### Set problem
Set down, exactly as written, the lines from the top of the data to the line that holds "import pandas as pd", and omit the pictures.

### Provided entries
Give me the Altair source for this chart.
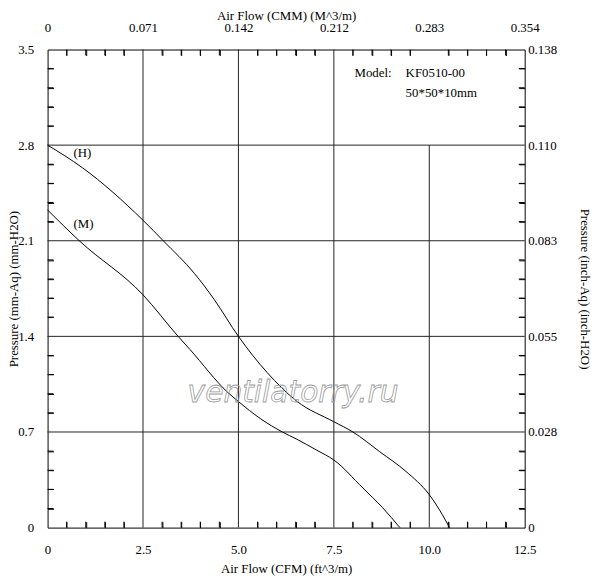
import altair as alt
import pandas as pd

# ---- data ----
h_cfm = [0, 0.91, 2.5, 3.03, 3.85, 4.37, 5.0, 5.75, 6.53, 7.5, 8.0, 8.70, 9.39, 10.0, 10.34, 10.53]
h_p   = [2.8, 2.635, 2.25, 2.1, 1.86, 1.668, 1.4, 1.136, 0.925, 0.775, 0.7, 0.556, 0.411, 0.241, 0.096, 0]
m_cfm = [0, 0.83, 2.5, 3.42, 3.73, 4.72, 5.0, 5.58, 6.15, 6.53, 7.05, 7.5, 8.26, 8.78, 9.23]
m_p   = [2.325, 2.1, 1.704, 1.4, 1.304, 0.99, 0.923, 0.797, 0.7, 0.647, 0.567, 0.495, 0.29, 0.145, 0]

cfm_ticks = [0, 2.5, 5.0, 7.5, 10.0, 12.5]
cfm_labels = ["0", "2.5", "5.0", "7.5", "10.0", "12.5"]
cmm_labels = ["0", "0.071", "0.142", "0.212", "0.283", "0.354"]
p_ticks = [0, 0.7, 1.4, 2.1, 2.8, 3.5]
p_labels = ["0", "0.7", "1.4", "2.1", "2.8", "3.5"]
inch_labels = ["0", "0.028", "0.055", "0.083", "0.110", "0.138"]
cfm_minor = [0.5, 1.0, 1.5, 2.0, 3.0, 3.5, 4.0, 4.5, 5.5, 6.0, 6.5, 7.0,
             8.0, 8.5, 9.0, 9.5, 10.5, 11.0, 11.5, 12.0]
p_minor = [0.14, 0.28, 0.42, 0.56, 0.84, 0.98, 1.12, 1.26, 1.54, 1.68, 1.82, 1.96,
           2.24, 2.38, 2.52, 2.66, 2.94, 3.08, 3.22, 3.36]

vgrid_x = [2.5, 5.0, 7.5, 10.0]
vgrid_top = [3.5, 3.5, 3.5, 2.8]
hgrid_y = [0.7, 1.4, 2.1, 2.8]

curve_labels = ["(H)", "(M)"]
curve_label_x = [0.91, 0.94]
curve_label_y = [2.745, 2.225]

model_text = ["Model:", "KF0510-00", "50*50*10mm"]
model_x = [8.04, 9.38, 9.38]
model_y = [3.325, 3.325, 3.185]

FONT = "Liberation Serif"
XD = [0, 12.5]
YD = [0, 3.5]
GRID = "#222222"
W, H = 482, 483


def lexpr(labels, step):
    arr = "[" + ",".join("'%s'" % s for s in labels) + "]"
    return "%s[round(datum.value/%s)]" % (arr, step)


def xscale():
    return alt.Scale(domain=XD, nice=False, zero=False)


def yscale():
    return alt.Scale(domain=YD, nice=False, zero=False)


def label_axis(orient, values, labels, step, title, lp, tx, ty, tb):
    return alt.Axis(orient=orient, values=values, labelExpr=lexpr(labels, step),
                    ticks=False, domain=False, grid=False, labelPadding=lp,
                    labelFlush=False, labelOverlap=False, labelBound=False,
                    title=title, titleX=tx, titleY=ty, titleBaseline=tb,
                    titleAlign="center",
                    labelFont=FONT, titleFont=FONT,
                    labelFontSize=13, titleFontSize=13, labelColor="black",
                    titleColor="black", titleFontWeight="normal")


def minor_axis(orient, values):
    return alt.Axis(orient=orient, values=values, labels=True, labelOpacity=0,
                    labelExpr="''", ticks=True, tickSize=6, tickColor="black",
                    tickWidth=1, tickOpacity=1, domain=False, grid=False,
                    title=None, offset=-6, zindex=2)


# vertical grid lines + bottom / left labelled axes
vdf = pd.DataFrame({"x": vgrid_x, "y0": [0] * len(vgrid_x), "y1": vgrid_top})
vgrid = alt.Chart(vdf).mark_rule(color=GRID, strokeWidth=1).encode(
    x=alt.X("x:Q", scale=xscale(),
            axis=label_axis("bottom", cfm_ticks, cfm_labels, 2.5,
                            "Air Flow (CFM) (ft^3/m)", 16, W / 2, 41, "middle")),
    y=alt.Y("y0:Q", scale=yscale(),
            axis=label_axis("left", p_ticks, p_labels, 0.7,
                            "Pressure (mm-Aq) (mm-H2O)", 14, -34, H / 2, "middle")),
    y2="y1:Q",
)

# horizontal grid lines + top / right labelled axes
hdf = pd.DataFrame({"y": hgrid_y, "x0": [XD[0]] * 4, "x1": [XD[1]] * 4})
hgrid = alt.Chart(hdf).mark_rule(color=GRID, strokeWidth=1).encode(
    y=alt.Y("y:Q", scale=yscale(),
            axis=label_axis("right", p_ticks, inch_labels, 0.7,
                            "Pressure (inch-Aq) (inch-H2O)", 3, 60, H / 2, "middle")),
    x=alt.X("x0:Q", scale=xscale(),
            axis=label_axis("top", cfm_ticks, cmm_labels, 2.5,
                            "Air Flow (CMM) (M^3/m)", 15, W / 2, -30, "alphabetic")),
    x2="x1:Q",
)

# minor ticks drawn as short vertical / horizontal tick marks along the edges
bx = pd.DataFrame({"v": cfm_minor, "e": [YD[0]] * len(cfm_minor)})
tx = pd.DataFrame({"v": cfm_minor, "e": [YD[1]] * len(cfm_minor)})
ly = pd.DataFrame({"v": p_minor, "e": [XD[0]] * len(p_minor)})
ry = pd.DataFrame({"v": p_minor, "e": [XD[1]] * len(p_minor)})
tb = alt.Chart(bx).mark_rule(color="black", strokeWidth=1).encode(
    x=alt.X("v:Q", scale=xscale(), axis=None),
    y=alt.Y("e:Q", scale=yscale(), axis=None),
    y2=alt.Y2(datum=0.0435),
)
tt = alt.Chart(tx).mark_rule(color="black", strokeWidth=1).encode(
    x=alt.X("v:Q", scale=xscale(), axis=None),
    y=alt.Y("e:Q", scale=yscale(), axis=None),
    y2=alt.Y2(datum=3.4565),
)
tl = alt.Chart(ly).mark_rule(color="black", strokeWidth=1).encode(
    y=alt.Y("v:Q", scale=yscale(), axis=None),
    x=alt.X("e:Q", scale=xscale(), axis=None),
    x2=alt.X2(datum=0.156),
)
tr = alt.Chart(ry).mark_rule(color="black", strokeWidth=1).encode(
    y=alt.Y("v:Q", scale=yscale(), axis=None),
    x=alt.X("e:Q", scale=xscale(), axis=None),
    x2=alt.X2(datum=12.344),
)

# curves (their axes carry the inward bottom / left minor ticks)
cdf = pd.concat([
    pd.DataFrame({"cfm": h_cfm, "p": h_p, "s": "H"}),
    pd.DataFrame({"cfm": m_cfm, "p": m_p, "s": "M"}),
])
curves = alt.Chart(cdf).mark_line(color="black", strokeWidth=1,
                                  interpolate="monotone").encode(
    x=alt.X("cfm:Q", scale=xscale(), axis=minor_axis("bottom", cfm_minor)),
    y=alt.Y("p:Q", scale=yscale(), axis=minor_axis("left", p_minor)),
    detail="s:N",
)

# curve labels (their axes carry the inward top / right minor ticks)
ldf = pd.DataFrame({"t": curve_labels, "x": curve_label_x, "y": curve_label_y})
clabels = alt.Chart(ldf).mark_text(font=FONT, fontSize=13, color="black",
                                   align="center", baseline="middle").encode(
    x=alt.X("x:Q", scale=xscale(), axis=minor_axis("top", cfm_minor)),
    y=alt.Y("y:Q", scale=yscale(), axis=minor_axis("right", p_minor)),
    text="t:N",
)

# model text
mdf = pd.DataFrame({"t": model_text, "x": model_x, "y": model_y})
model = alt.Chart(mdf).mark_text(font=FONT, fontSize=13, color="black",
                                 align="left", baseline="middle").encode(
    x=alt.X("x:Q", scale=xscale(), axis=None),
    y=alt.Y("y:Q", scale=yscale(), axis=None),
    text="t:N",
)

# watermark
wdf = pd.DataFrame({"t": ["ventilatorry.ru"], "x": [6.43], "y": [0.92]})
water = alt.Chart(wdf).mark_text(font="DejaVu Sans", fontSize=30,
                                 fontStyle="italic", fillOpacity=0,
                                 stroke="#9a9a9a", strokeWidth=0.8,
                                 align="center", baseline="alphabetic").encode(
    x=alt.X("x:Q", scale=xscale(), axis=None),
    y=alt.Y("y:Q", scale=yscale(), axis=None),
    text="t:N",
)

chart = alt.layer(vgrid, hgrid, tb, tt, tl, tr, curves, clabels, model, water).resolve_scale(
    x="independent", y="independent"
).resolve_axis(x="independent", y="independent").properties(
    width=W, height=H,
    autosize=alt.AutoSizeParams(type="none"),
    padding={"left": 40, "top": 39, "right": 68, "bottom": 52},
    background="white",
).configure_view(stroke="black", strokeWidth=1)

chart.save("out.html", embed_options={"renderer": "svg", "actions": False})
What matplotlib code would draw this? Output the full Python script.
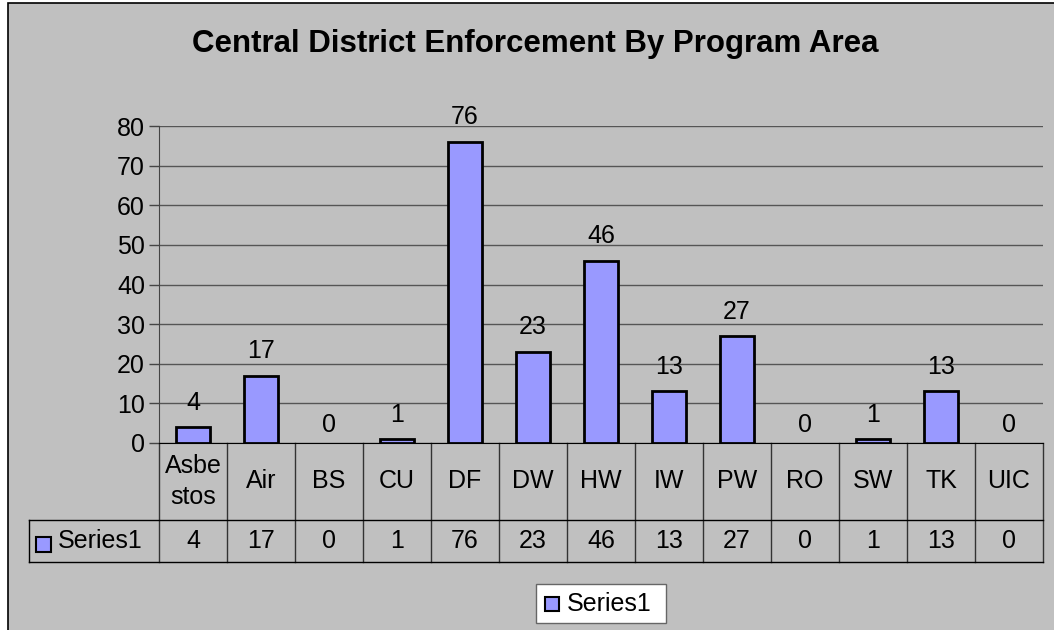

### Correct result
Give me the Altair source for this chart.
import altair as alt
import pandas as pd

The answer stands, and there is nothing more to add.